**WHAT IS EXPECTED:**
Starting with the first line of the listing, quote each line exactly until and including the one with "-- (681.7,717) ;", leaving pictures out.

**STORED DATA:**
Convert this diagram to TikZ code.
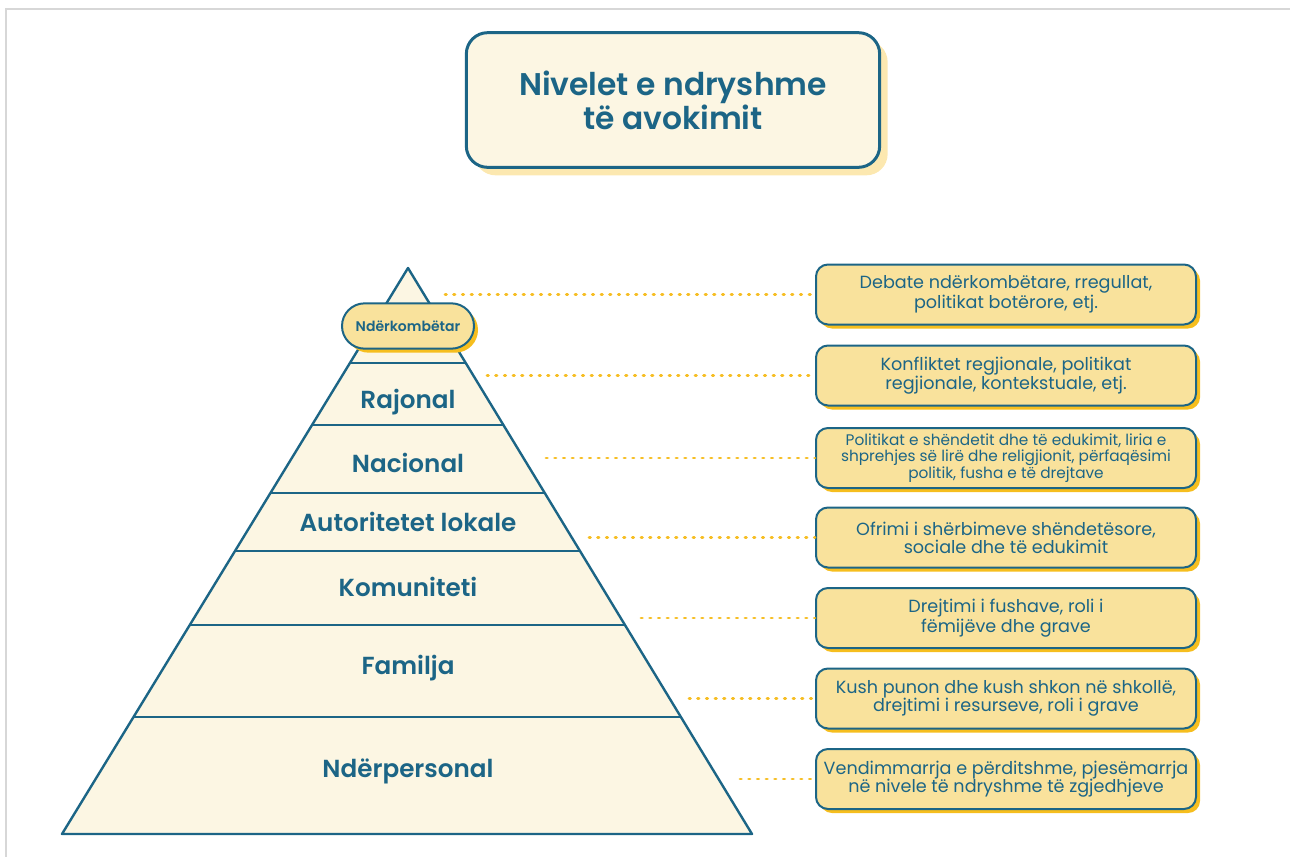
\documentclass[tikz,border=0pt]{standalone}
\usepackage{fontspec}
\setmainfont{Poppins}[BoldFont={Poppins SemiBold}]
\usetikzlibrary{shadows}

\definecolor{tealblue}{RGB}{28,101,134}
\definecolor{creamfill}{RGB}{252,246,227}
\definecolor{sandfill}{RGB}{249,226,156}
\definecolor{goldshadow}{RGB}{246,190,30}
\definecolor{paleshadow}{RGB}{252,232,176}
\definecolor{dotgold}{RGB}{246,190,36}
\definecolor{pageline}{RGB}{215,215,215}

\tikzset{every picture/.style={line width=0.75pt}}
\tikzset{
  levelbox/.style={draw=tealblue, line width=1.5pt, fill=sandfill, rounded corners=9pt,
    minimum width=285pt, minimum height=45pt, align=center, text=tealblue,
    font=\fontsize{13.2}{13.5}\selectfont, inner sep=2pt,
    drop shadow={shadow xshift=3pt, shadow yshift=-3pt, fill=goldshadow, opacity=1}},
  levelname/.style={text=tealblue, font=\fontsize{18.5}{20}\selectfont\bfseries},
  dotline/.style={draw=dotgold, line width=2.2pt, line cap=round, dash pattern=on 1pt off 5.5pt},
}

\begin{document}
\begin{tikzpicture}[x=0.75pt,y=0.75pt,yscale=-1,xscale=1]
\useasboundingbox (0,0) rectangle (1290,857);

%page edge
\draw [pageline, line width=1.2pt] (6,857) -- (6,9) -- (1290,9) ;

%Title box
\node [draw=tealblue, line width=2.25pt, fill=creamfill, rounded corners=16pt,
  minimum width=310pt, minimum height=101pt, align=center, text=tealblue,
  font=\fontsize{23.5}{21.5}\selectfont\bfseries,
  drop shadow={shadow xshift=6pt, shadow yshift=-6pt, fill=paleshadow, opacity=1}]
  (title) at (673,100) {Nivelet e ndryshme\\ të avokimit};

%Pyramid
\draw [draw=tealblue, line width=1.8pt, fill=creamfill, line join=round] (408,268) -- (752,834) -- (62,834) -- cycle ;
\draw [draw=tealblue, line width=1.8pt] (350.1,363) -- (465.9,363) ;
\draw [draw=tealblue, line width=1.8pt] (312.3,425) -- (503.7,425) ;
\draw [draw=tealblue, line width=1.8pt] (270.9,493) -- (545.1,493) ;
\draw [draw=tealblue, line width=1.8pt] (235.5,551) -- (580.5,551) ;
\draw [draw=tealblue, line width=1.8pt] (190.4,625) -- (625.6,625) ;
\draw [draw=tealblue, line width=1.8pt] (134.3,717) -- (681.7,717) ;

%Level names
\node [draw=tealblue, line width=1.5pt, fill=sandfill, rounded corners=17pt,
  minimum width=99pt, minimum height=34pt, text=tealblue,
  font=\fontsize{10.5}{11}\selectfont\bfseries,
  drop shadow={shadow xshift=3pt, shadow yshift=-3pt, fill=goldshadow, opacity=1}]
  (intl) at (408,326) {Ndërkombëtar};
\node [levelname] (regional) at (408,402) {Rajonal};
\node [levelname] (national) at (408,463) {Nacional};
\node [levelname] (local) at (408,522) {Autoritetet lokale};
\node [levelname] (community) at (408,587) {Komuniteti};
\node [levelname] (family) at (408,668) {Familja};
\node [levelname] (personal) at (408,771) {Ndërpersonal};

%Description boxes
\node [levelbox] (dintl) at (1006,294.5) {Debate ndërkombëtare, rregullat,\\ politikat botërore, etj.};
\node [levelbox] (dregional) at (1006,375.5) {Konfliktet regjionale, politikat\\ regjionale, kontekstuale, etj.};
\node [levelbox, font=\fontsize{11.5}{12.2}\selectfont] (dnational) at (1006,458) {Politikat e shëndetit dhe të edukimit, liria e\\ shprehjes së lirë dhe religjionit, përfaqësimi\\ politik, fusha e të drejtave};
\node [levelbox] (dlocal) at (1006,537.5) {Ofrimi i shërbimeve shëndetësore,\\ sociale dhe të edukimit};
\node [levelbox] (dcommunity) at (1006,618) {Drejtimi i fushave, roli i\\ fëmijëve dhe grave};
\node [levelbox] (dfamily) at (1006,698.5) {Kush punon dhe kush shkon në shkollë,\\ drejtimi i resurseve, roli i grave};
\node [levelbox] (dpersonal) at (1006,779) {Vendimmarrja e përditshme, pjesëmarrja\\ në nivele të ndryshme të zgjedhjeve};

%Dotted connectors
\coordinate (cintl) at (445,294.5);
\coordinate (cregional) at (487,375.5);
\coordinate (cnational) at (546,458);
\coordinate (clocal) at (589,537.5);
\coordinate (ccommunity) at (641,618);
\coordinate (cfamily) at (689,698.5);
\coordinate (cpersonal) at (740,779);
\foreach \n in {intl,regional,national,local,community,family,personal}
  \draw [dotline] (c\n) -- (d\n.west) ;

\end{tikzpicture}
\end{document}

**THE RESULT:**
Convert this diagram to TikZ code.
\documentclass[tikz,border=0pt]{standalone}
\usepackage{fontspec}
\setmainfont{Poppins}[BoldFont={Poppins SemiBold}]
\usetikzlibrary{shadows}

\definecolor{tealblue}{RGB}{28,101,134}
\definecolor{creamfill}{RGB}{252,246,227}
\definecolor{sandfill}{RGB}{249,226,156}
\definecolor{goldshadow}{RGB}{246,190,30}
\definecolor{paleshadow}{RGB}{252,232,176}
\definecolor{dotgold}{RGB}{246,190,36}
\definecolor{pageline}{RGB}{215,215,215}

\tikzset{every picture/.style={line width=0.75pt}}
\tikzset{
  levelbox/.style={draw=tealblue, line width=1.5pt, fill=sandfill, rounded corners=9pt,
    minimum width=285pt, minimum height=45pt, align=center, text=tealblue,
    font=\fontsize{13.2}{13.5}\selectfont, inner sep=2pt,
    drop shadow={shadow xshift=3pt, shadow yshift=-3pt, fill=goldshadow, opacity=1}},
  levelname/.style={text=tealblue, font=\fontsize{18.5}{20}\selectfont\bfseries},
  dotline/.style={draw=dotgold, line width=2.2pt, line cap=round, dash pattern=on 1pt off 5.5pt},
}

\begin{document}
\begin{tikzpicture}[x=0.75pt,y=0.75pt,yscale=-1,xscale=1]
\useasboundingbox (0,0) rectangle (1290,857);

%page edge
\draw [pageline, line width=1.2pt] (6,857) -- (6,9) -- (1290,9) ;

%Title box
\node [draw=tealblue, line width=2.25pt, fill=creamfill, rounded corners=16pt,
  minimum width=310pt, minimum height=101pt, align=center, text=tealblue,
  font=\fontsize{23.5}{21.5}\selectfont\bfseries,
  drop shadow={shadow xshift=6pt, shadow yshift=-6pt, fill=paleshadow, opacity=1}]
  (title) at (673,100) {Nivelet e ndryshme\\ të avokimit};

%Pyramid
\draw [draw=tealblue, line width=1.8pt, fill=creamfill, line join=round] (408,268) -- (752,834) -- (62,834) -- cycle ;
\draw [draw=tealblue, line width=1.8pt] (350.1,363) -- (465.9,363) ;
\draw [draw=tealblue, line width=1.8pt] (312.3,425) -- (503.7,425) ;
\draw [draw=tealblue, line width=1.8pt] (270.9,493) -- (545.1,493) ;
\draw [draw=tealblue, line width=1.8pt] (235.5,551) -- (580.5,551) ;
\draw [draw=tealblue, line width=1.8pt] (190.4,625) -- (625.6,625) ;
\draw [draw=tealblue, line width=1.8pt] (134.3,717) -- (681.7,717) ;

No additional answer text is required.